**Given information**
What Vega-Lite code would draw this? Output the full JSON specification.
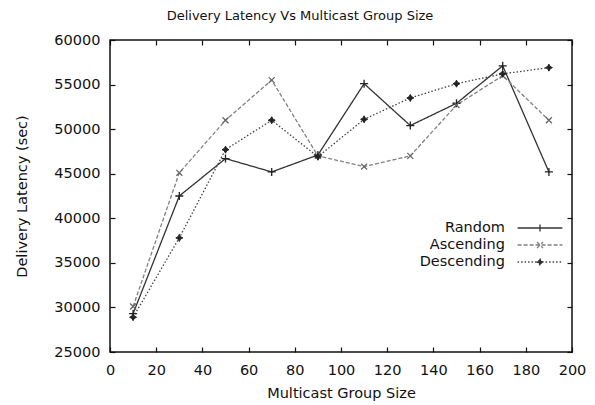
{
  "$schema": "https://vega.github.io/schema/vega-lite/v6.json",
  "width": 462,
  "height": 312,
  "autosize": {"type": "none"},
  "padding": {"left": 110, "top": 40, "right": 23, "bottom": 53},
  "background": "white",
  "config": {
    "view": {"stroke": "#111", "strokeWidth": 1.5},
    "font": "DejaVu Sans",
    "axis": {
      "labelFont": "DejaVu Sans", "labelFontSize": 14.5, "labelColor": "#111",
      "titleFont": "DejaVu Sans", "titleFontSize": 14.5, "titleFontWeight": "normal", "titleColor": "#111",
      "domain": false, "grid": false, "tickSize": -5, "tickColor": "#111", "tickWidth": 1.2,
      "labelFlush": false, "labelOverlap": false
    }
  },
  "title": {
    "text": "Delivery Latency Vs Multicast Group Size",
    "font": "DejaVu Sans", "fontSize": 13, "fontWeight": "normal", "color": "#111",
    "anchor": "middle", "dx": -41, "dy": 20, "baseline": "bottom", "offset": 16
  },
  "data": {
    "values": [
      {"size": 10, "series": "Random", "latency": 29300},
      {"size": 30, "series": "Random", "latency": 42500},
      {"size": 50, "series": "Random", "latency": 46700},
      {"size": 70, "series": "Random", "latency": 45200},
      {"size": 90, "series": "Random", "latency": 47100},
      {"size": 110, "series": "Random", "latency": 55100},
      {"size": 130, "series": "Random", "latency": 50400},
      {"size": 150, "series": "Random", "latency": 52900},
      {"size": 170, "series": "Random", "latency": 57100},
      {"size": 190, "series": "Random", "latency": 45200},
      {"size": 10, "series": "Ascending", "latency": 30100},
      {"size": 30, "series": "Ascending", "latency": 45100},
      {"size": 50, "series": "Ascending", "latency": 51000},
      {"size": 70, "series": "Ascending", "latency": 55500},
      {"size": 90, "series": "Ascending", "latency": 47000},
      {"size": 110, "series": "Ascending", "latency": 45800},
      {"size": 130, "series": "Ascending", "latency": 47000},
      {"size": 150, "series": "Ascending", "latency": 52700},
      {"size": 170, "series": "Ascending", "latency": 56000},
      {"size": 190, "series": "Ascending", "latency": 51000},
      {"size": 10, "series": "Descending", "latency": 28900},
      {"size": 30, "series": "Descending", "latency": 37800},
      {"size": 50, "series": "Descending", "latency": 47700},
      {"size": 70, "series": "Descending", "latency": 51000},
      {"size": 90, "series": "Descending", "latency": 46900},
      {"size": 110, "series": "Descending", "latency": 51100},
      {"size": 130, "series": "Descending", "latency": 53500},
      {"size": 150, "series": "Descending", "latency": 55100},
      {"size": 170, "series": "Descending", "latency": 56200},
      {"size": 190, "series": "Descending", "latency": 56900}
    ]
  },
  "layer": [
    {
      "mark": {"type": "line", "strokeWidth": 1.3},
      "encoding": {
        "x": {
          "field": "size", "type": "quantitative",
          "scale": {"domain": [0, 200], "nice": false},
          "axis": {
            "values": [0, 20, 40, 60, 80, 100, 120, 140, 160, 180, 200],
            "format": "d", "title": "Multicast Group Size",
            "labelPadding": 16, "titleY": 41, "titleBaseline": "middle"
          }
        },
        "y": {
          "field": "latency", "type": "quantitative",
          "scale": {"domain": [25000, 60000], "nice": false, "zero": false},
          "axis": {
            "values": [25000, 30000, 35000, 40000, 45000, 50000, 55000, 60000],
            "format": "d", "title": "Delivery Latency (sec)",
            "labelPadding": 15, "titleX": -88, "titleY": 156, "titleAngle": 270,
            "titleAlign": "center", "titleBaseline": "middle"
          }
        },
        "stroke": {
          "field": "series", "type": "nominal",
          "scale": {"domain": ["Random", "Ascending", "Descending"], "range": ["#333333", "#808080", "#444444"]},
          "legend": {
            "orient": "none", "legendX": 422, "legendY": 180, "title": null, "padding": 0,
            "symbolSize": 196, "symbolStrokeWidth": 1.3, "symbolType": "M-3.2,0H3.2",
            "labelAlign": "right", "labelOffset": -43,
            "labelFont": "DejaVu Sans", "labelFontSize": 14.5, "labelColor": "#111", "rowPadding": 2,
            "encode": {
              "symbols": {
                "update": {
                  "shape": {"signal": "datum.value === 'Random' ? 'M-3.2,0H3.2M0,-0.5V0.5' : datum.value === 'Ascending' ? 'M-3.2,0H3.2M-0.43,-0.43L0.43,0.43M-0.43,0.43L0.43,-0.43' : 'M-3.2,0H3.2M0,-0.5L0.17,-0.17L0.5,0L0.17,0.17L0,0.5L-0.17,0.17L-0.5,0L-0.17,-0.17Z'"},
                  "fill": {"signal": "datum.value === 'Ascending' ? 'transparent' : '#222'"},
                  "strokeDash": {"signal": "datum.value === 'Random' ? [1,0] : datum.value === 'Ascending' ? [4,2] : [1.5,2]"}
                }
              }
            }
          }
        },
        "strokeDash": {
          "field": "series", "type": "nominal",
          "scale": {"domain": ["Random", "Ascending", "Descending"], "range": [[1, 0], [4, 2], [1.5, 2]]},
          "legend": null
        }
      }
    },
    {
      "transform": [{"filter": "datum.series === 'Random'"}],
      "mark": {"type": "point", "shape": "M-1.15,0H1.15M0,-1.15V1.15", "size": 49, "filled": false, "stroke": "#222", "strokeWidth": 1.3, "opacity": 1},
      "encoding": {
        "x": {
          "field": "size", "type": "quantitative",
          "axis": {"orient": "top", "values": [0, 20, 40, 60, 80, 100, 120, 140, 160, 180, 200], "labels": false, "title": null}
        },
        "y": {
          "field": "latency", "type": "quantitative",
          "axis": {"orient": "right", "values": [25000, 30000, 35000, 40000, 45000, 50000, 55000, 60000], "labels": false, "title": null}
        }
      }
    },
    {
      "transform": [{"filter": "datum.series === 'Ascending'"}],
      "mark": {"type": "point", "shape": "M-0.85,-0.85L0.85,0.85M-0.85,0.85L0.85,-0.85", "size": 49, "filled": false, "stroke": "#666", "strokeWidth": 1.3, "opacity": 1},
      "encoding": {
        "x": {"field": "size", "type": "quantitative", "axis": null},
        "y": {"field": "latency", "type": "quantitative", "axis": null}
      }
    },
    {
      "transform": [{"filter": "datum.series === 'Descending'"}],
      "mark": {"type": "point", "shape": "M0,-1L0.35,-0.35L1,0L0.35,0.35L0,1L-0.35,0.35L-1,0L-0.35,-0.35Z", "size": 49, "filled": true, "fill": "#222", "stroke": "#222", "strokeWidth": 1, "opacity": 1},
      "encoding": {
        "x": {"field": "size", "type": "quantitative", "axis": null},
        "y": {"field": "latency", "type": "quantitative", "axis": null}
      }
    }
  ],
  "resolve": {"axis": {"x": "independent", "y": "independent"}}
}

**What the task requires**
Copy the whole of the material above exactly, but not its images.

**Finished task**
What Vega-Lite code would draw this? Output the full JSON specification.
{
  "$schema": "https://vega.github.io/schema/vega-lite/v6.json",
  "width": 462,
  "height": 312,
  "autosize": {"type": "none"},
  "padding": {"left": 110, "top": 40, "right": 23, "bottom": 53},
  "background": "white",
  "config": {
    "view": {"stroke": "#111", "strokeWidth": 1.5},
    "font": "DejaVu Sans",
    "axis": {
      "labelFont": "DejaVu Sans", "labelFontSize": 14.5, "labelColor": "#111",
      "titleFont": "DejaVu Sans", "titleFontSize": 14.5, "titleFontWeight": "normal", "titleColor": "#111",
      "domain": false, "grid": false, "tickSize": -5, "tickColor": "#111", "tickWidth": 1.2,
      "labelFlush": false, "labelOverlap": false
    }
  },
  "title": {
    "text": "Delivery Latency Vs Multicast Group Size",
    "font": "DejaVu Sans", "fontSize": 13, "fontWeight": "normal", "color": "#111",
    "anchor": "middle", "dx": -41, "dy": 20, "baseline": "bottom", "offset": 16
  },
  "data": {
    "values": [
      {"size": 10, "series": "Random", "latency": 29300},
      {"size": 30, "series": "Random", "latency": 42500},
      {"size": 50, "series": "Random", "latency": 46700},
      {"size": 70, "series": "Random", "latency": 45200},
      {"size": 90, "series": "Random", "latency": 47100},
      {"size": 110, "series": "Random", "latency": 55100},
      {"size": 130, "series": "Random", "latency": 50400},
      {"size": 150, "series": "Random", "latency": 52900},
      {"size": 170, "series": "Random", "latency": 57100},
      {"size": 190, "series": "Random", "latency": 45200},
      {"size": 10, "series": "Ascending", "latency": 30100},
      {"size": 30, "series": "Ascending", "latency": 45100},
      {"size": 50, "series": "Ascending", "latency": 51000},
      {"size": 70, "series": "Ascending", "latency": 55500},
      {"size": 90, "series": "Ascending", "latency": 47000},
      {"size": 110, "series": "Ascending", "latency": 45800},
      {"size": 130, "series": "Ascending", "latency": 47000},
      {"size": 150, "series": "Ascending", "latency": 52700},
      {"size": 170, "series": "Ascending", "latency": 56000},
      {"size": 190, "series": "Ascending", "latency": 51000},
      {"size": 10, "series": "Descending", "latency": 28900},
      {"size": 30, "series": "Descending", "latency": 37800},
      {"size": 50, "series": "Descending", "latency": 47700},
      {"size": 70, "series": "Descending", "latency": 51000},
      {"size": 90, "series": "Descending", "latency": 46900},
      {"size": 110, "series": "Descending", "latency": 51100},
      {"size": 130, "series": "Descending", "latency": 53500},
      {"size": 150, "series": "Descending", "latency": 55100},
      {"size": 170, "series": "Descending", "latency": 56200},
      {"size": 190, "series": "Descending", "latency": 56900}
    ]
  },
  "layer": [
    {
      "mark": {"type": "line", "strokeWidth": 1.3},
      "encoding": {
        "x": {
          "field": "size", "type": "quantitative",
          "scale": {"domain": [0, 200], "nice": false},
          "axis": {
            "values": [0, 20, 40, 60, 80, 100, 120, 140, 160, 180, 200],
            "format": "d", "title": "Multicast Group Size",
            "labelPadding": 16, "titleY": 41, "titleBaseline": "middle"
          }
        },
        "y": {
          "field": "latency", "type": "quantitative",
          "scale": {"domain": [25000, 60000], "nice": false, "zero": false},
          "axis": {
            "values": [25000, 30000, 35000, 40000, 45000, 50000, 55000, 60000],
            "format": "d", "title": "Delivery Latency (sec)",
            "labelPadding": 15, "titleX": -88, "titleY": 156, "titleAngle": 270,
            "titleAlign": "center", "titleBaseline": "middle"
          }
        },
        "stroke": {
          "field": "series", "type": "nominal",
          "scale": {"domain": ["Random", "Ascending", "Descending"], "range": ["#333333", "#808080", "#444444"]},
          "legend": {
            "orient": "none", "legendX": 422, "legendY": 180, "title": null, "padding": 0,
            "symbolSize": 196, "symbolStrokeWidth": 1.3, "symbolType": "M-3.2,0H3.2",
            "labelAlign": "right", "labelOffset": -43,
            "labelFont": "DejaVu Sans", "labelFontSize": 14.5, "labelColor": "#111", "rowPadding": 2,
            "encode": {
              "symbols": {
                "update": {
                  "shape": {"signal": "datum.value === 'Random' ? 'M-3.2,0H3.2M0,-0.5V0.5' : datum.value === 'Ascending' ? 'M-3.2,0H3.2M-0.43,-0.43L0.43,0.43M-0.43,0.43L0.43,-0.43' : 'M-3.2,0H3.2M0,-0.5L0.17,-0.17L0.5,0L0.17,0.17L0,0.5L-0.17,0.17L-0.5,0L-0.17,-0.17Z'"},
                  "fill": {"signal": "datum.value === 'Ascending' ? 'transparent' : '#222'"},
                  "strokeDash": {"signal": "datum.value === 'Random' ? [1,0] : datum.value === 'Ascending' ? [4,2] : [1.5,2]"}
                }
              }
            }
          }
        },
        "strokeDash": {
          "field": "series", "type": "nominal",
          "scale": {"domain": ["Random", "Ascending", "Descending"], "range": [[1, 0], [4, 2], [1.5, 2]]},
          "legend": null
        }
      }
    },
    {
      "transform": [{"filter": "datum.series === 'Random'"}],
      "mark": {"type": "point", "shape": "M-1.15,0H1.15M0,-1.15V1.15", "size": 49, "filled": false, "stroke": "#222", "strokeWidth": 1.3, "opacity": 1},
      "encoding": {
        "x": {
          "field": "size", "type": "quantitative",
          "axis": {"orient": "top", "values": [0, 20, 40, 60, 80, 100, 120, 140, 160, 180, 200], "labels": false, "title": null}
        },
        "y": {
          "field": "latency", "type": "quantitative",
          "axis": {"orient": "right", "values": [25000, 30000, 35000, 40000, 45000, 50000, 55000, 60000], "labels": false, "title": null}
        }
      }
    },
    {
      "transform": [{"filter": "datum.series === 'Ascending'"}],
      "mark": {"type": "point", "shape": "M-0.85,-0.85L0.85,0.85M-0.85,0.85L0.85,-0.85", "size": 49, "filled": false, "stroke": "#666", "strokeWidth": 1.3, "opacity": 1},
      "encoding": {
        "x": {"field": "size", "type": "quantitative", "axis": null},
        "y": {"field": "latency", "type": "quantitative", "axis": null}
      }
    },
    {
      "transform": [{"filter": "datum.series === 'Descending'"}],
      "mark": {"type": "point", "shape": "M0,-1L0.35,-0.35L1,0L0.35,0.35L0,1L-0.35,0.35L-1,0L-0.35,-0.35Z", "size": 49, "filled": true, "fill": "#222", "stroke": "#222", "strokeWidth": 1, "opacity": 1},
      "encoding": {
        "x": {"field": "size", "type": "quantitative", "axis": null},
        "y": {"field": "latency", "type": "quantitative", "axis": null}
      }
    }
  ],
  "resolve": {"axis": {"x": "independent", "y": "independent"}}
}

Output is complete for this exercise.